An exchange rate has a base currency and a counter currency. In a direct quotation, the foreign currency is the base currency and the domestic currency is the counter currency. In an indirect quotation, the domestic currency is the base currency and the foreign currency is the counter currency.

In most exchange rates, the base currency is the US dollar and the other currencies are the counter currency. But there are a few exceptions to this rule, such as the euro and the Commonwealth currencies like the British pound, Australian dollar and New Zealand dollar.

Most of major currencies’ exchange rates are generally expressed to four places after the decimal, except for currency quotations involving the Japanese yen, which are quoted to two places after the decimal.

US$1 = C$1.1050. In this example, the base currency is the U.S. dollar and the counter currency is the Canadian dollar.

Direct and Indirect Quotation

In the foreign exchange market, a currency pair is the quotation of the relative value of a currency against the unit of another currency. The quotation EUR/USD 1.3225 means that 1 Euro will buy 1.3225 US dollars. In other words, this is the price of a unit of Euro in US dollars. Here, EUR is called the “Fixed currency”, while USD is called the “Variable currency”.

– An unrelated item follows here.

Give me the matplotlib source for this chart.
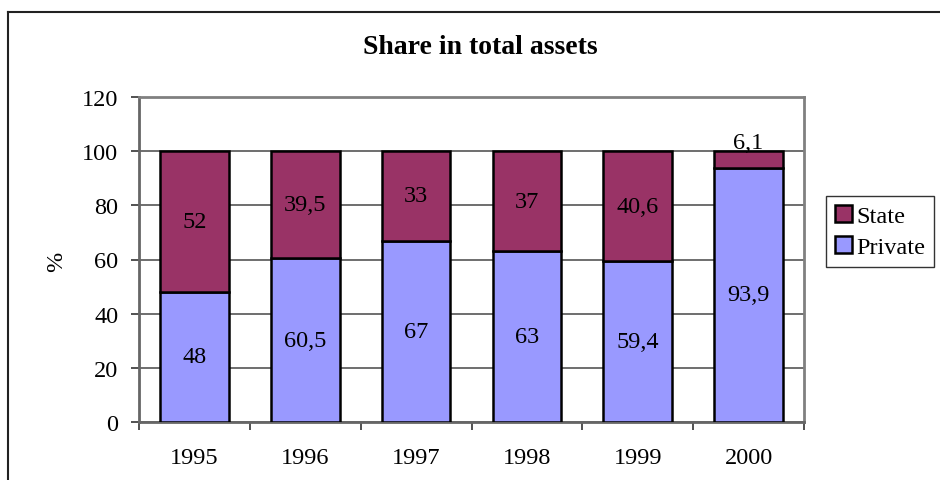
import matplotlib
matplotlib.use("Agg")
import matplotlib.pyplot as plt
from matplotlib.lines import Line2D
from matplotlib.ticker import FixedLocator

years = ["1995", "1996", "1997", "1998", "1999", "2000"]
private = [48, 60.5, 67, 63, 59.4, 93.9]
state = [52, 39.5, 33, 37, 40.6, 6.1]
yticks = [0, 20, 40, 60, 80, 100, 120]

plt.rcParams['font.family'] = ['Liberation Serif', 'DejaVu Serif']

W, H = 940, 481
FS = 17.5
fig = plt.figure(figsize=(W / 100, H / 100), dpi=100)
ax = fig.add_axes([139 / W, 1 - 423 / H, (804 - 139) / W, (423 - 98) / H])

x = list(range(len(years)))
bw = 0.62
ax.bar(x, private, width=bw, color='#9999FF', edgecolor='black', linewidth=1.8, zorder=3, label='Private')
ax.bar(x, state, width=bw, bottom=private, color='#993366', edgecolor='black', linewidth=1.8, zorder=3, label='State')

def fmt(v):
    s = ('%g' % v)
    return s.replace('.', ',')

for i in x:
    ax.text(i, private[i] / 2, fmt(private[i]), ha='center', va='center', fontsize=FS, zorder=4)
    if state[i] < 10:
        ax.annotate(fmt(state[i]), (i, private[i] + state[i]), xytext=(0, -1), textcoords='offset points',
                    ha='center', va='bottom', fontsize=FS, zorder=4)
    else:
        ax.text(i, private[i] + state[i] / 2, fmt(state[i]), ha='center', va='center', fontsize=FS, zorder=4)

ax.set_xlim(-0.5, len(years) - 0.5)
ax.set_ylim(0, 120)
ax.set_yticks(yticks)
ax.set_yticklabels([str(t) for t in yticks], fontsize=FS)
ax.set_xticks(x)
ax.set_xticklabels(years, fontsize=FS)
ax.tick_params(axis='x', which='major', length=0, pad=18)
ax.xaxis.set_minor_locator(FixedLocator([i - 0.5 for i in range(len(years) + 1)]))
ax.tick_params(axis='x', which='minor', length=6, width=1.2, color='#333333', direction='out')
ax.tick_params(axis='y', which='major', length=6, width=1.2, color='#333333', direction='out', pad=9)
ax.yaxis.grid(True, color='#555555', linewidth=1.2, zorder=0)
ax.set_axisbelow(True)
for side in ['top', 'right', 'left', 'bottom']:
    ax.spines[side].set_color('#808080')
    ax.spines[side].set_linewidth(2)
ax.spines['left'].set_color('#666666')
ax.spines['bottom'].set_color('#666666')

fig.text(57 / W, 1 - 262 / H, '%', rotation=90, ha='center', va='center', fontsize=FS)

fig.text(480 / W, 1 - 47 / H, 'Share in total assets', ha='center', va='center', fontsize=20, fontweight='bold')

handles, labels = ax.get_legend_handles_labels()
leg = fig.legend(handles[::-1], labels[::-1], loc='upper left', bbox_to_anchor=(826 / W, 1 - 197 / H),
                 fontsize=FS, frameon=True, fancybox=False, edgecolor='black', handlelength=0.7,
                 handleheight=0.7, handletextpad=0.2, borderpad=0.35, labelspacing=0.4, borderaxespad=0)
leg.get_frame().set_linewidth(1.0)

fig.add_artist(Line2D([8 / W, 1.0], [1 - 13 / H, 1 - 13 / H], color='#222222', linewidth=1.5, transform=fig.transFigure))
fig.add_artist(Line2D([8 / W, 8 / W], [1 - 13 / H, 0.0], color='#222222', linewidth=1.5, transform=fig.transFigure))

fig.savefig('out.png', dpi=100)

Quotation using a country’s home currency, let’s take EUR 0.8989 = USD 1.00 in the Eurozone as an example, as the price currency is known as direct quotation or price quotation and is used in most countries.

Quotation using a country’s home currency as the unit currency, USD 1.11 = EUR 1.00 in the Eurozone for example, is known as indirect quotation or quantity quotation and is used in British newspapers; it is also common in Australia, New Zealand and the Eurozone.